Inhibition stabilization and paradoxical effects in recurrent neural networks with short-term plasticity

This article is part of the Physical Review Research collection titled Physics of Neuroscience. Inhibition stabilization is considered a ubiquitous property of cortical networks, whereby inhibition controls network activity in the presence of strong recurrent excitation. In networks with fixed connectivity, an identifying characteristic of inhibition stabilization is that increasing (decreasing) excitatory input to the inhibitory population leads to a decrease (increase) in inhibitory firing, known as the paradoxical effect. However, population responses to stimulation are highly nonlinear, and drastic changes in synaptic strengths induced by short-term plasticity (STP) can occur on the timescale of perception. How neuronal nonlinearities and STP affect inhibition stabilization and the paradoxical effect is unclear.
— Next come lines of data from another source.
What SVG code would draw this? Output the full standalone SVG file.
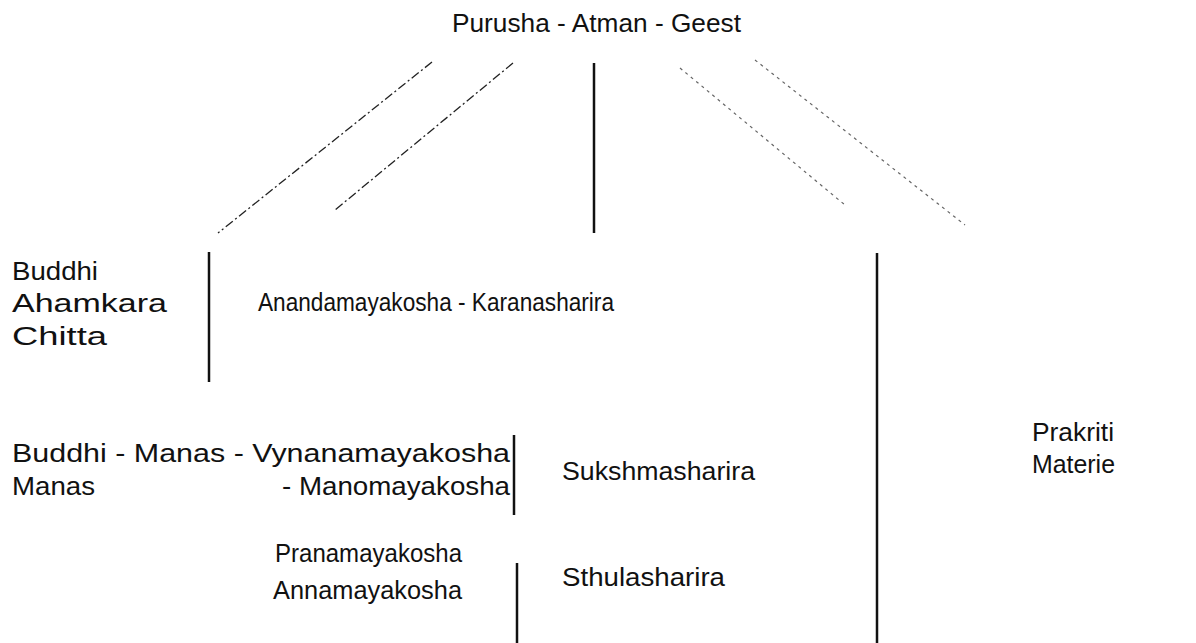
<svg xmlns="http://www.w3.org/2000/svg" width="1196" height="643" viewBox="0 0 1196 643">
<style>
text{font-family:"Liberation Sans",Arial,sans-serif;font-size:26px;fill:#111;}
.bar{stroke:#111;stroke-width:2.5;}
.dl{stroke:#222;stroke-width:1.3;stroke-dasharray:9 3 2 3;}
.dr{stroke:#666;stroke-width:1.2;stroke-dasharray:3 4;}
</style>
<rect width="1196" height="643" fill="#fff"/>
<g id="purusha"><text x="452" y="32" textLength="289" lengthAdjust="spacingAndGlyphs">Purusha - Atman - Geest</text></g>
<g id="connectors">
<line class="dl" x1="432" y1="62" x2="218" y2="233"/>
<line class="dl" x1="513" y1="63" x2="335" y2="210"/>
<line class="bar" x1="594" y1="63" x2="594" y2="233"/>
<line class="dr" x1="680" y1="68" x2="845" y2="205"/>
<line class="dr" x1="755" y1="60" x2="965" y2="225"/>
<line class="bar" x1="209" y1="252" x2="209" y2="382"/>
<line class="bar" x1="514" y1="435" x2="514" y2="515"/>
<line class="bar" x1="517" y1="563" x2="517" y2="643"/>
<line class="bar" x1="877" y1="253" x2="877" y2="643"/>
</g>
<g id="karana-left">
<text x="12" y="280" textLength="86" lengthAdjust="spacingAndGlyphs">Buddhi</text>
<text x="12" y="312" textLength="155" lengthAdjust="spacingAndGlyphs">Ahamkara</text>
<text x="12" y="345" textLength="95" lengthAdjust="spacingAndGlyphs">Chitta</text>
</g>
<g id="karana"><text x="258" y="311" textLength="356" lengthAdjust="spacingAndGlyphs">Anandamayakosha - Karanasharira</text></g>
<g id="suksh-left">
<text x="12" y="462" textLength="498" lengthAdjust="spacingAndGlyphs">Buddhi - Manas - Vynanamayakosha</text>
<text x="12" y="495" textLength="83" lengthAdjust="spacingAndGlyphs">Manas</text>
<text x="282" y="495" textLength="228" lengthAdjust="spacingAndGlyphs">- Manomayakosha</text>
</g>
<g id="suksh"><text x="562" y="480" textLength="193" lengthAdjust="spacingAndGlyphs">Sukshmasharira</text></g>
<g id="sthula-left">
<text x="275" y="562" textLength="187" lengthAdjust="spacingAndGlyphs">Pranamayakosha</text>
<text x="273" y="599" textLength="189" lengthAdjust="spacingAndGlyphs">Annamayakosha</text>
</g>
<g id="sthula"><text x="562" y="586" textLength="163" lengthAdjust="spacingAndGlyphs">Sthulasharira</text></g>
<g id="prakriti">
<text x="1032" y="441" textLength="82" lengthAdjust="spacingAndGlyphs">Prakriti</text>
<text x="1032" y="473" textLength="83" lengthAdjust="spacingAndGlyphs">Materie</text>
</g>
</svg>
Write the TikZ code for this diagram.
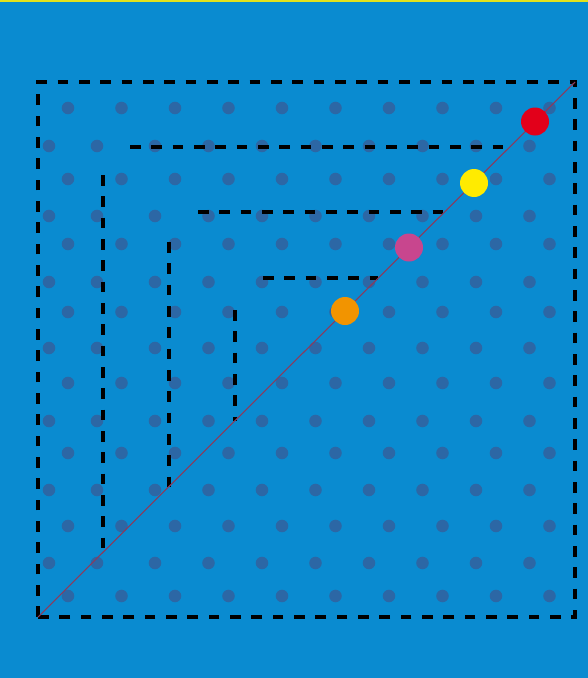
\documentclass[tikz,border=0pt]{standalone}
\usetikzlibrary{calc}
\definecolor{bg}{HTML}{0A8BD0}
\definecolor{topline}{HTML}{E3E21C}
\definecolor{griddot}{HTML}{2C67A5}
\definecolor{diag}{HTML}{8C3A5C}
\definecolor{cred}{HTML}{E2001A}
\definecolor{cyellow}{HTML}{FFEB00}
\definecolor{cmagenta}{HTML}{C8468E}
\definecolor{corange}{HTML}{F29400}
\tikzset{
  gdot/.style={circle, fill=griddot, inner sep=0pt, minimum size=9.4pt},
  bigdot/.style={circle, inner sep=0pt, minimum size=21pt},
  dashline/.style={line width=2.4pt, dash pattern=on 8pt off 8pt, black},
  diagline/.style={line width=0.8pt, diag}
}
\begin{document}
\begin{tikzpicture}[x=0.75pt, y=-0.75pt]
\useasboundingbox (0,0) rectangle (588,678);
\fill[bg] (0,0) rectangle (588,678);
\fill[topline] (0,0) rectangle (588,2);
% grid of dots, row type A
\foreach \yy in {108,179,244,312,383,453,526,596} {
  \foreach \k in {0,...,9} {
    \node[gdot] at ({68+53.5*\k},\yy) {};
  }
}
% grid of dots, row type B
\foreach \yy in {146,216,282,348,421,490,563} {
  \node[gdot] at (49,\yy) {};
  \node[gdot] at (97,\yy) {};
  \foreach \k in {0,...,7} {
    \node[gdot] at ({155+53.5*\k},\yy) {};
  }
}
% frame coordinates
\coordinate (bl) at (38,617);
\coordinate (tr) at (575,82);
\coordinate (tl) at (38,82);
\coordinate (br) at (575,617);
\draw[dashline] (bl) -- (tl) -- (tr) -- (br) -- cycle;
% inner L-shapes
\coordinate (h1a) at (130,147); \coordinate (h1b) at (510,147);
\coordinate (v1a) at (103,175); \coordinate (v1b) at (103,552);
\coordinate (h2a) at (198,212); \coordinate (h2b) at (445,212);
\coordinate (v2a) at (169,242); \coordinate (v2b) at (169,487);
\coordinate (h3a) at (263,278); \coordinate (h3b) at (378,278);
\coordinate (v3a) at (235,310); \coordinate (v3b) at (235,421);
\draw[dashline] (h1a) -- (h1b);
\draw[dashline] (v1a) -- (v1b);
\draw[dashline] (h2a) -- (h2b);
\draw[dashline] (v2a) -- (v2b);
\draw[dashline] (h3a) -- (h3b);
\draw[dashline] (v3a) -- (v3b);
% diagonal
\draw[diagline] (bl) -- (tr);
% coloured dots
\node[bigdot, fill=cred] (red) at (535,121.5) {};
\node[bigdot, fill=cyellow] (yellow) at (474,183) {};
\node[bigdot, fill=cmagenta] (magenta) at (409,247.5) {};
\node[bigdot, fill=corange] (orange) at (345,311) {};
\end{tikzpicture}
\end{document}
Using analytical calculations, we demonstrate that in networks with STP the paradoxical effect implies inhibition stabilization, but inhibition stabilization does not imply the paradoxical effect. Interestingly, networks with neuronal nonlinearities and STP can transition nonmonotonically between inhibition-stabilization and noninhibition-stabilization, and between paradoxically- and nonparadoxically-responding regimes with increasing excitatory activity. Furthermore, we generalize our results to more complex scenarios including networks with multiple interneuron subtypes and any monotonically increasing neuronal nonlinearities. In summary, our work reveals the relationship between inhibition stabilization and the paradoxical effect in the presence of neuronal nonlinearity and STP, yielding several testable predictions.